§ DATA IN THIS EXERCISE
(begin)

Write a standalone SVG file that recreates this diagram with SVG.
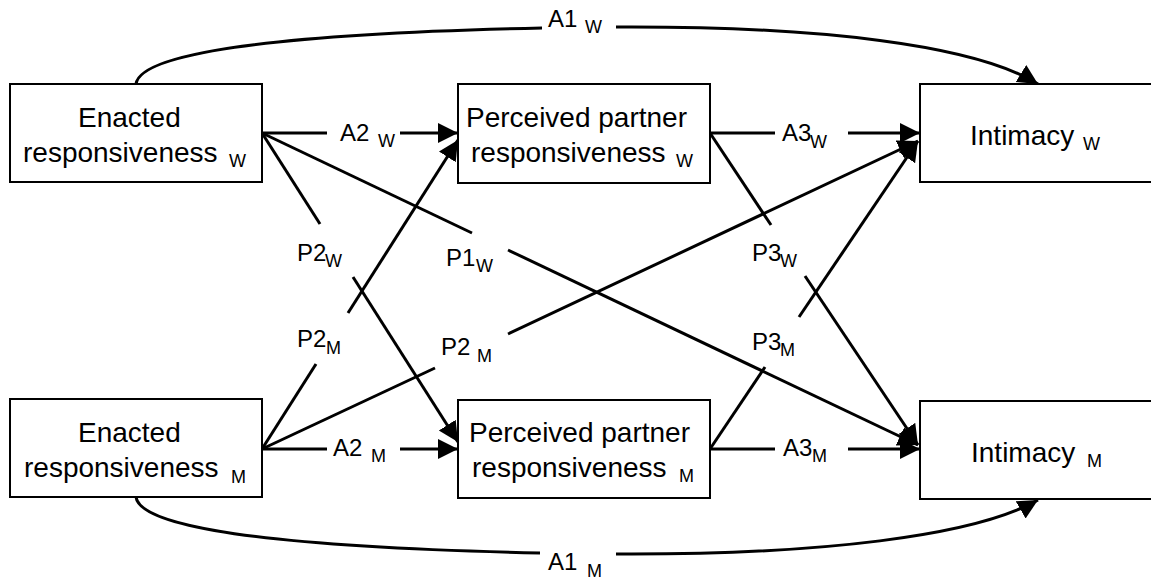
<svg xmlns="http://www.w3.org/2000/svg" width="1151" height="581" viewBox="0 0 1151 581">
<style>
.box{fill:#fff;stroke:#000;stroke-width:2}
text{font-family:"Liberation Sans",Arial,sans-serif;fill:#000}
.t{font-size:28px}
.lab{font-size:24px}
.sub{font-size:18px}
.c{fill:none;stroke:#000;stroke-width:3}
</style>
<defs>
<marker id="ah" markerUnits="userSpaceOnUse" markerWidth="22" markerHeight="22" refX="20" refY="10" orient="auto"><path d="M0,0 L20,10 L0,20 Z" fill="#000"/></marker>
</defs>
<rect width="1151" height="581" fill="#fff"/>
<g id="connectors">
<path class="c" d="M136,84 C140,55 260,34 542,28"/>
<path class="c" d="M616,27 C820,26 975,45 1038,84" marker-end="url(#ah)"/>
<path class="c" d="M136,497 C140,526 260,547 540,553"/>
<path class="c" d="M616,554 C820,555 975,536 1038,500" marker-end="url(#ah)"/>
<path class="c" d="M262,133 H327"/>
<path class="c" d="M400,133 H458" marker-end="url(#ah)"/>
<path class="c" d="M262,449 H327"/>
<path class="c" d="M400,449 H458" marker-end="url(#ah)"/>
<path class="c" d="M710,133 H775"/>
<path class="c" d="M848,133 H920" marker-end="url(#ah)"/>
<path class="c" d="M710,449 H775"/>
<path class="c" d="M848,449 H920" marker-end="url(#ah)"/>
<path class="c" d="M262,133 L320,224"/>
<path class="c" d="M353,277 L458,442" marker-end="url(#ah)"/>
<path class="c" d="M262,449 L316,364"/>
<path class="c" d="M348,313 L458,140" marker-end="url(#ah)"/>
<path class="c" d="M262,133 L472,233"/>
<path class="c" d="M508,250 L918,445" marker-end="url(#ah)"/>
<path class="c" d="M262,449 L435,368"/>
<path class="c" d="M508,334 L918,141" marker-end="url(#ah)"/>
<path class="c" d="M710,133 L771,225"/>
<path class="c" d="M805,276 L918,445" marker-end="url(#ah)"/>
<path class="c" d="M710,449 L765,367"/>
<path class="c" d="M799,317 L918,141" marker-end="url(#ah)"/>
<text class="lab" x="548" y="27">A1</text><text class="sub" x="585" y="33">W</text>
<text class="lab" x="548" y="570">A1</text><text class="sub" x="587" y="577">M</text>
<text class="lab" x="340" y="141">A2</text><text class="sub" x="378" y="147">W</text>
<text class="lab" x="333" y="456">A2</text><text class="sub" x="371" y="462">M</text>
<text class="lab" x="782" y="141">A3</text><text class="sub" x="810" y="148">W</text>
<text class="lab" x="783" y="456">A3</text><text class="sub" x="812" y="462">M</text>
<text class="lab" x="297" y="261">P2</text><text class="sub" x="325" y="267">W</text>
<text class="lab" x="297" y="347">P2</text><text class="sub" x="326" y="354">M</text>
<text class="lab" x="446" y="266">P1</text><text class="sub" x="476" y="272">W</text>
<text class="lab" x="441" y="355">P2</text><text class="sub" x="477" y="362">M</text>
<text class="lab" x="752" y="261">P3</text><text class="sub" x="780" y="267">W</text>
<text class="lab" x="752" y="350">P3</text><text class="sub" x="780" y="356">M</text>
</g>
<g id="enacted-w">
<rect class="box" x="10" y="84" width="252" height="98"/>
<text class="t" x="78" y="127">Enacted</text>
<text class="t" x="23" y="162">responsiveness</text><text class="sub" x="229" y="167">W</text>
</g>
<g id="perceived-w">
<rect class="box" x="458" y="84" width="252" height="99"/>
<text class="t" x="466" y="127">Perceived partner</text>
<text class="t" x="471" y="162">responsiveness</text><text class="sub" x="676" y="167">W</text>
</g>
<g id="intimacy-w">
<rect class="box" x="920" y="84" width="240" height="98"/>
<text class="t" x="970" y="145">Intimacy</text><text class="sub" x="1083" y="150">W</text>
</g>
<g id="enacted-m">
<rect class="box" x="10" y="399" width="252" height="98"/>
<text class="t" x="78" y="442">Enacted</text>
<text class="t" x="24" y="477">responsiveness</text><text class="sub" x="231" y="483">M</text>
</g>
<g id="perceived-m">
<rect class="box" x="458" y="400" width="252" height="98"/>
<text class="t" x="469" y="442">Perceived partner</text>
<text class="t" x="472" y="477">responsiveness</text><text class="sub" x="679" y="482">M</text>
</g>
<g id="intimacy-m">
<rect class="box" x="920" y="401" width="240" height="98"/>
<text class="t" x="971" y="462">Intimacy</text><text class="sub" x="1087" y="467">M</text>
</g>
</svg>
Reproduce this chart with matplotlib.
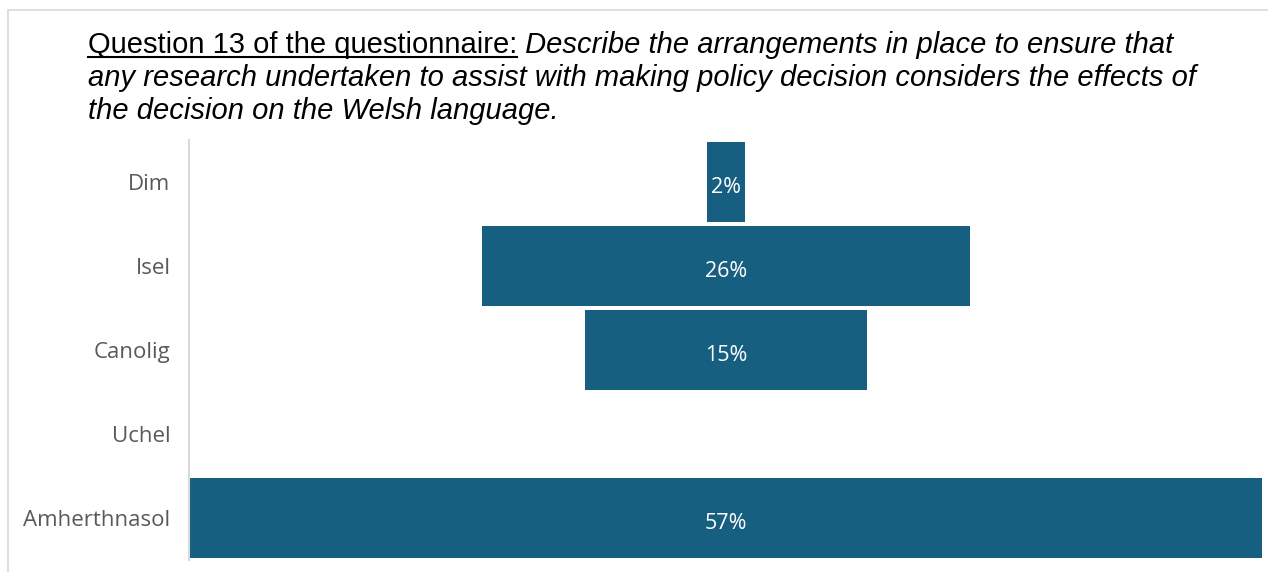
import matplotlib
matplotlib.use("Agg")
import matplotlib.pyplot as plt
from matplotlib.patches import Rectangle

categories = ["Dim", "Isel", "Canolig", "Uchel", "Amherthnasol"]
shares = [2, 26, 15, 0, 57]

bar_color = "#175F80"
label_color = "#595959"

W, H = 1268, 572
fig = plt.figure(figsize=(W / 100, H / 100), dpi=100)

# plot area in pixels (left, top, right, bottom)
x0, y0, x1, y1 = 190, 140, 1262, 560
ax = fig.add_axes([x0 / W, 1 - y1 / H, (x1 - x0) / W, (y1 - y0) / H])

# spines first: moving a spine resets the tick labels
for side in ["top", "right", "bottom"]:
    ax.spines[side].set_visible(False)
ax.spines["left"].set_color("#D9D9D9")
ax.spines["left"].set_linewidth(1.5)
ax.spines["left"].set_position(("outward", 1))

half = max(shares) / 2
ypos = list(range(len(categories)))
for y, v in zip(ypos, shares):
    if v > 0:
        ax.barh(y, v, left=-v / 2, height=0.95, color=bar_color)
        ax.annotate(f"{v}%", (0, y), xytext=(0, -8), textcoords="offset points",
                    ha="center", va="baseline", color="white",
                    fontsize=15.5, family="Open Sans")

ax.set_xlim(-half, half)
ax.set_ylim(len(categories) - 0.5, -0.5)
ax.set_xticks([])
ax.set_yticks(ypos)
ax.set_yticklabels(categories, fontsize=16, family="Open Sans", color=label_color)
ax.tick_params(axis="y", length=0, pad=13)

# outer frame
fig.add_artist(Rectangle((8 / W, -0.1), 1.2, 1 - 10 / H + 0.1, transform=fig.transFigure,
                         fill=False, edgecolor="#D9D9D9", linewidth=1.2))

# heading: underlined lead-in followed by italic question text
tsize = 21
tx = 88 / W
lead = fig.text(tx, 1 - 45 / H, "Question 13 of the questionnaire:", fontsize=tsize,
                family="Liberation Sans", va="center", color="black")
fig.canvas.draw()
bb = lead.get_window_extent()
fig.text(bb.x1 / W, 1 - 45 / H, " Describe the arrangements in place to ensure that",
         fontsize=tsize, family="Liberation Sans", style="italic", va="center")
uy = (H - 57) / H
fig.add_artist(plt.Line2D([bb.x0 / W, bb.x1 / W], [uy, uy], transform=fig.transFigure,
                          color="black", linewidth=1.5))
fig.text(tx, 1 - 78 / H,
         "any research undertaken to assist with making policy decision considers the effects of",
         fontsize=tsize, family="Liberation Sans", style="italic", va="center")
fig.text(tx, 1 - 111 / H, "the decision on the Welsh language.",
         fontsize=tsize, family="Liberation Sans", style="italic", va="center")

fig.savefig("out.png", dpi=100)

(end)

§ WHAT THE TASK REQUIRES
Set every line down exactly as written, leaving each picture out.

§ OUTPUT FOR THIS EXERCISE
Write a standalone SVG file that recreates this diagram with SVG.
<svg xmlns="http://www.w3.org/2000/svg" width="1151" height="581" viewBox="0 0 1151 581">
<style>
.box{fill:#fff;stroke:#000;stroke-width:2}
text{font-family:"Liberation Sans",Arial,sans-serif;fill:#000}
.t{font-size:28px}
.lab{font-size:24px}
.sub{font-size:18px}
.c{fill:none;stroke:#000;stroke-width:3}
</style>
<defs>
<marker id="ah" markerUnits="userSpaceOnUse" markerWidth="22" markerHeight="22" refX="20" refY="10" orient="auto"><path d="M0,0 L20,10 L0,20 Z" fill="#000"/></marker>
</defs>
<rect width="1151" height="581" fill="#fff"/>
<g id="connectors">
<path class="c" d="M136,84 C140,55 260,34 542,28"/>
<path class="c" d="M616,27 C820,26 975,45 1038,84" marker-end="url(#ah)"/>
<path class="c" d="M136,497 C140,526 260,547 540,553"/>
<path class="c" d="M616,554 C820,555 975,536 1038,500" marker-end="url(#ah)"/>
<path class="c" d="M262,133 H327"/>
<path class="c" d="M400,133 H458" marker-end="url(#ah)"/>
<path class="c" d="M262,449 H327"/>
<path class="c" d="M400,449 H458" marker-end="url(#ah)"/>
<path class="c" d="M710,133 H775"/>
<path class="c" d="M848,133 H920" marker-end="url(#ah)"/>
<path class="c" d="M710,449 H775"/>
<path class="c" d="M848,449 H920" marker-end="url(#ah)"/>
<path class="c" d="M262,133 L320,224"/>
<path class="c" d="M353,277 L458,442" marker-end="url(#ah)"/>
<path class="c" d="M262,449 L316,364"/>
<path class="c" d="M348,313 L458,140" marker-end="url(#ah)"/>
<path class="c" d="M262,133 L472,233"/>
<path class="c" d="M508,250 L918,445" marker-end="url(#ah)"/>
<path class="c" d="M262,449 L435,368"/>
<path class="c" d="M508,334 L918,141" marker-end="url(#ah)"/>
<path class="c" d="M710,133 L771,225"/>
<path class="c" d="M805,276 L918,445" marker-end="url(#ah)"/>
<path class="c" d="M710,449 L765,367"/>
<path class="c" d="M799,317 L918,141" marker-end="url(#ah)"/>
<text class="lab" x="548" y="27">A1</text><text class="sub" x="585" y="33">W</text>
<text class="lab" x="548" y="570">A1</text><text class="sub" x="587" y="577">M</text>
<text class="lab" x="340" y="141">A2</text><text class="sub" x="378" y="147">W</text>
<text class="lab" x="333" y="456">A2</text><text class="sub" x="371" y="462">M</text>
<text class="lab" x="782" y="141">A3</text><text class="sub" x="810" y="148">W</text>
<text class="lab" x="783" y="456">A3</text><text class="sub" x="812" y="462">M</text>
<text class="lab" x="297" y="261">P2</text><text class="sub" x="325" y="267">W</text>
<text class="lab" x="297" y="347">P2</text><text class="sub" x="326" y="354">M</text>
<text class="lab" x="446" y="266">P1</text><text class="sub" x="476" y="272">W</text>
<text class="lab" x="441" y="355">P2</text><text class="sub" x="477" y="362">M</text>
<text class="lab" x="752" y="261">P3</text><text class="sub" x="780" y="267">W</text>
<text class="lab" x="752" y="350">P3</text><text class="sub" x="780" y="356">M</text>
</g>
<g id="enacted-w">
<rect class="box" x="10" y="84" width="252" height="98"/>
<text class="t" x="78" y="127">Enacted</text>
<text class="t" x="23" y="162">responsiveness</text><text class="sub" x="229" y="167">W</text>
</g>
<g id="perceived-w">
<rect class="box" x="458" y="84" width="252" height="99"/>
<text class="t" x="466" y="127">Perceived partner</text>
<text class="t" x="471" y="162">responsiveness</text><text class="sub" x="676" y="167">W</text>
</g>
<g id="intimacy-w">
<rect class="box" x="920" y="84" width="240" height="98"/>
<text class="t" x="970" y="145">Intimacy</text><text class="sub" x="1083" y="150">W</text>
</g>
<g id="enacted-m">
<rect class="box" x="10" y="399" width="252" height="98"/>
<text class="t" x="78" y="442">Enacted</text>
<text class="t" x="24" y="477">responsiveness</text><text class="sub" x="231" y="483">M</text>
</g>
<g id="perceived-m">
<rect class="box" x="458" y="400" width="252" height="98"/>
<text class="t" x="469" y="442">Perceived partner</text>
<text class="t" x="472" y="477">responsiveness</text><text class="sub" x="679" y="482">M</text>
</g>
<g id="intimacy-m">
<rect class="box" x="920" y="401" width="240" height="98"/>
<text class="t" x="971" y="462">Intimacy</text><text class="sub" x="1087" y="467">M</text>
</g>
</svg>
Reproduce this chart with matplotlib.
import matplotlib
matplotlib.use("Agg")
import matplotlib.pyplot as plt
from matplotlib.patches import Rectangle

categories = ["Dim", "Isel", "Canolig", "Uchel", "Amherthnasol"]
shares = [2, 26, 15, 0, 57]

bar_color = "#175F80"
label_color = "#595959"

W, H = 1268, 572
fig = plt.figure(figsize=(W / 100, H / 100), dpi=100)

# plot area in pixels (left, top, right, bottom)
x0, y0, x1, y1 = 190, 140, 1262, 560
ax = fig.add_axes([x0 / W, 1 - y1 / H, (x1 - x0) / W, (y1 - y0) / H])

# spines first: moving a spine resets the tick labels
for side in ["top", "right", "bottom"]:
    ax.spines[side].set_visible(False)
ax.spines["left"].set_color("#D9D9D9")
ax.spines["left"].set_linewidth(1.5)
ax.spines["left"].set_position(("outward", 1))

half = max(shares) / 2
ypos = list(range(len(categories)))
for y, v in zip(ypos, shares):
    if v > 0:
        ax.barh(y, v, left=-v / 2, height=0.95, color=bar_color)
        ax.annotate(f"{v}%", (0, y), xytext=(0, -8), textcoords="offset points",
                    ha="center", va="baseline", color="white",
                    fontsize=15.5, family="Open Sans")

ax.set_xlim(-half, half)
ax.set_ylim(len(categories) - 0.5, -0.5)
ax.set_xticks([])
ax.set_yticks(ypos)
ax.set_yticklabels(categories, fontsize=16, family="Open Sans", color=label_color)
ax.tick_params(axis="y", length=0, pad=13)

# outer frame
fig.add_artist(Rectangle((8 / W, -0.1), 1.2, 1 - 10 / H + 0.1, transform=fig.transFigure,
                         fill=False, edgecolor="#D9D9D9", linewidth=1.2))

# heading: underlined lead-in followed by italic question text
tsize = 21
tx = 88 / W
lead = fig.text(tx, 1 - 45 / H, "Question 13 of the questionnaire:", fontsize=tsize,
                family="Liberation Sans", va="center", color="black")
fig.canvas.draw()
bb = lead.get_window_extent()
fig.text(bb.x1 / W, 1 - 45 / H, " Describe the arrangements in place to ensure that",
         fontsize=tsize, family="Liberation Sans", style="italic", va="center")
uy = (H - 57) / H
fig.add_artist(plt.Line2D([bb.x0 / W, bb.x1 / W], [uy, uy], transform=fig.transFigure,
                          color="black", linewidth=1.5))
fig.text(tx, 1 - 78 / H,
         "any research undertaken to assist with making policy decision considers the effects of",
         fontsize=tsize, family="Liberation Sans", style="italic", va="center")
fig.text(tx, 1 - 111 / H, "the decision on the Welsh language.",
         fontsize=tsize, family="Liberation Sans", style="italic", va="center")

fig.savefig("out.png", dpi=100)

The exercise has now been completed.